I am often asked by those who do not understand the concept of accompaniment, “Why do you go to El Salvador every year? Wouldn’t it be easier to just send a check? It is hard to answer that question in 10 words or less.
The minute we arrived one of our scholarship girls asked, “When will you be back?” She was already eager for our next visit. She had been calling our translator all morning and counting down the minutes until she saw us. Our visit was important to her. Every visit is important to her. She lives in extreme poverty.
REVIEWING NEEDS OF SCHOLARSHIP STUDENT
Checking in with our scholarship students is high on the priority list for any visit to El Salvador. It allows us to enter into meaningful conversation about their lives, their families, their needs, their future plans, and to show support. It gives them a chance to ask us questions, also. Much changes between visits.
Any relationship requires time and effort to sustain and nurture. Our Salvadoran relationships are no exception. Electronic communication is helpful for short notes, but the language differences remain a barrier.
Our most gratifying communication with one another remains eyeball to eyeball. It is while engaging in personal conversations that we can honestly and openly share, address mutual concerns, and begin to devise effective follow-up strategies. When we are face to face with our friends via a translator, we accomplish much and strengthen our relationships with one other.
An example of this occurred during a previous visit with our scholarship girls; we discovered that the money we were sending was not arriving in time for them to begin their semester of classes. Consequently, they sometimes had to sit out a semester. We tried several other avenues of sending money with no better results. We sent the university e-mails and letters (translated into Spanish) asking for help yet garnered no replies.

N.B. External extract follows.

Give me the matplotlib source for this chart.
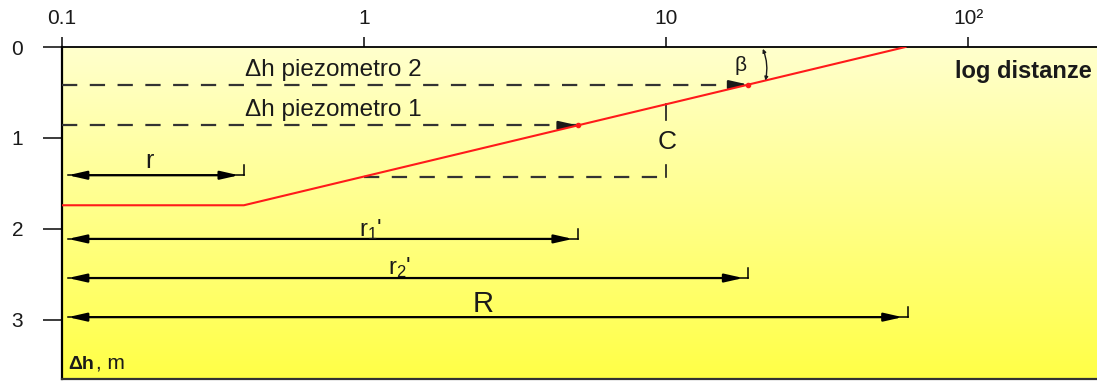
import numpy as np
import matplotlib
matplotlib.use("Agg")
import matplotlib.pyplot as plt

plt.rcParams['font.family'] = ['Liberation Sans', 'DejaVu Sans']
plt.rcParams['mathtext.fontset'] = 'custom'
plt.rcParams['mathtext.rm'] = 'Liberation Sans'
plt.rcParams['lines.scale_dashes'] = False

# axes ticks
x_ticks = [0.1, 1, 10, 100]
x_tick_labels = ['0.1', '1', '10', '10²']
y_ticks = [0, 1, 2, 3]
y_tick_labels = ['0', '1', '2', '3']

# drawdown curve: flat inside the well radius, straight line in log distance beyond
curve_r = [0.1, 0.4, 62.0]
curve_dh = [1.74, 1.74, 0.0]

# piezometers
piezo_r = [5.1, 18.7]
piezo_labels = ['Δh piezometro 1', 'Δh piezometro 2']

# distance dimensions
dim_labels = ['r', r"$\mathregular{r_1}$'", r"$\mathregular{r_2}$'", 'R']
dim_ends = [0.4, 5.1, 18.7, 63.0]
dim_levels = [1.41, 2.11, 2.54, 2.97]
dim_label_x = [0.195, 1.05, 1.31, 2.48]
dim_label_y = [1.25, 2.01, 2.42, 2.82]
dim_label_size = [18, 17, 17, 21]

# one log cycle used for C
c_from, c_to = 1.0, 10.0


def dh_at(r):
    return np.interp(np.log10(r), np.log10(curve_r), curve_dh)


W, H = 1097, 381
fig = plt.figure(figsize=(W / 100, H / 100), dpi=100)
ax = fig.add_axes([62 / W, 2 / H, 1 - 62 / W, (379 - 47) / H])
ax.set_xscale('log')
ax.set_xlim(0.1, 267)
ax.set_ylim(3.65, 0)

# yellow background gradient
grad = np.linspace(0, 1, 256).reshape(-1, 1)
top = np.array([255, 255, 205]) / 255
bot = np.array([255, 255, 70]) / 255
img = top + (bot - top) * grad[..., None]
ax.imshow(img, extent=[0, 1, 0, 1], transform=ax.transAxes, aspect='auto',
          origin='upper', zorder=0)

ink = '#1a1a1a'
dash = (0, (11, 9))
head = 'head_length=1.1,head_width=0.25'

# drawdown line
ax.plot(curve_r, curve_dh, color='#ff1a1a', lw=1.5, zorder=4)

# piezometer levels
for r, lab, ty in zip(piezo_r, piezo_labels, [0.69, 0.25]):
    d = dh_at(r)
    ax.plot([0.1, r], [d, d], color='#333333', lw=1.6, linestyle=dash, zorder=3)
    ax.annotate('', xy=(r, d), xytext=(r * 0.9, d),
                arrowprops=dict(arrowstyle='-|>,' + head, color=ink, lw=1.6,
                                mutation_scale=10, shrinkA=0, shrinkB=0), zorder=3)
    ax.plot([r], [d], 'o', color='#ff1a1a', ms=3, zorder=5)
    ax.text(0.79, ty, lab, ha='center', va='center', fontsize=17.5, color=ink)

# C over one log cycle
d1 = dh_at(c_from)
d10 = dh_at(c_to)
ax.plot([c_from, c_to], [d1, d1], color='#333333', lw=1.6, linestyle=dash, zorder=3)
ax.plot([c_to, c_to], [d10, d10 + 0.17], color=ink, lw=1.2, zorder=3)
ax.plot([c_to, c_to], [1.30, d1], color=ink, lw=1.2, zorder=3)
ax.text(c_to * 1.01, 1.04, 'C', ha='center', va='center', fontsize=19, color=ink)

# beta angle
rb = 20.9
ax.annotate('', xy=(rb, 0.02), xytext=(rb * 1.02, dh_at(rb * 1.02)),
            arrowprops=dict(arrowstyle='<|-|>', color=ink, lw=1.0, mutation_scale=5,
                            connectionstyle='arc3,rad=0.15', shrinkA=0, shrinkB=0),
            zorder=5)
ax.text(17.6, 0.2, 'β', ha='center', va='center', fontsize=15, color=ink)

# distance dimensions
start = 0.1 * 10 ** (6 / 302)
for lab, end, lev, lx, ly, fs in zip(dim_labels, dim_ends, dim_levels,
                                     dim_label_x, dim_label_y, dim_label_size):
    tip = end * 10 ** (-5 / 302)
    ax.plot([start, end], [lev, lev], color='black', lw=1.1, zorder=3)
    ax.plot([end, end], [lev - 0.11, lev], color='black', lw=1.1, zorder=3)
    ax.annotate('', xy=(tip, lev), xytext=(start, lev),
                arrowprops=dict(arrowstyle='<|-|>,' + head,
                                color='black', lw=1.6, mutation_scale=10,
                                shrinkA=0, shrinkB=0), zorder=3)
    ax.text(lx, ly, lab, ha='center', va='center', fontsize=fs, color=ink)

ax.text(0.995, 0.27, 'log distanze', transform=ax.get_yaxis_transform(),
        ha='right', va='center', fontsize=17, fontweight='bold', color=ink)
t1 = ax.text(0.105, 3.49, 'Δh', ha='left', va='center', fontsize=14,
             fontweight='bold', color=ink)
ax.annotate(', m', xy=(1, 0), xycoords=t1, xytext=(1, 0), textcoords='offset points',
            ha='left', va='bottom', fontsize=15, color=ink)

# axes styling
ax.xaxis.set_ticks_position('top')
ax.set_xticks(x_ticks)
ax.set_xticklabels(x_tick_labels)
ax.xaxis.set_minor_locator(matplotlib.ticker.NullLocator())
ax.set_yticks(y_ticks)
ax.set_yticklabels(y_tick_labels)
ax.tick_params(axis='x', direction='out', length=7.5, width=1.2, pad=6,
               labelsize=15, colors=ink)
ax.tick_params(axis='y', direction='out', length=14, width=1.2, pad=14,
               labelsize=15, colors=ink)
ax.spines['right'].set_visible(False)
ax.spines['top'].set_linewidth(1.3)
ax.spines['left'].set_linewidth(1.6)
ax.spines['bottom'].set_linewidth(1.6)
ax.spines['bottom'].set_color('#333333')

fig.savefig('out.png', dpi=100, facecolor='white')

A priority of this most recent trip was to sit down personally with university officials, taking the girls in tow to explain the situation. With everyone in the same room “eyeball to eyeball,” all issues were laid out, a plan was hatched to rectify the problem, and all parties left satisfied with the results. In a couple of hours we resolved what we had been trying to do from a distance for several years.
HELPFUL ADMINISTRATORS AT UNIVERSITY IN SONSONATE
Sometimes as a result of our conviction to our relationships, our conversations lead us to take a concern back to our local committee to prioritize and address. For instance, after spending time with a young Salvadoran Lutheran youth pastor whom we try to keep encouraging in his early ministry, he mentioned one of his 50 youth desperately needed tuition money to study. He requested help from us so that she doesn’t drop out of school to support her family as her brother did. We asked him to write up his request which we will submit to our committee for consideration. Had we not been in “eyeball to eyeball” conversation with him, I feel certain he would never have mentioned the need of this young girl. But the trust we have developed and interest we have shown in his ministry prodded him to ask on her behalf.
In a world overloaded with ever-changing technology and media hyped to convince us to believe that it provides the answer to our every communication need, I maintain that working with our friends in a developing country using two different languages, the most effective communication remains the personal “eyeball to eyeball” approach.
Interactions over a cup of coffee and a warm tortilla lend themselves to long-term relationships. We are un-hurried and can read each other’s body language. We can tell if the other is jesting or sincere – often difficult to do in written language. Based on the responses of the other person, we can judge how much to say or how far to take a topic.
TWO ROTARY CLUBS AND ENGINEER WORK OUT DETAILS OF PROJECT
“Why don’t you just send a check? Wouldn’t it be easier?” It sure would, particularly as these bodies age! But does a check communicate that we want to accompany these people? Does a check allow us to form relationships? Does a check form a cultural bridge between us? Does a check raise awareness of one another’s reality? Does a check form trust?
I think not. Only “eyeball to eyeball” communication accomplishes these important goals.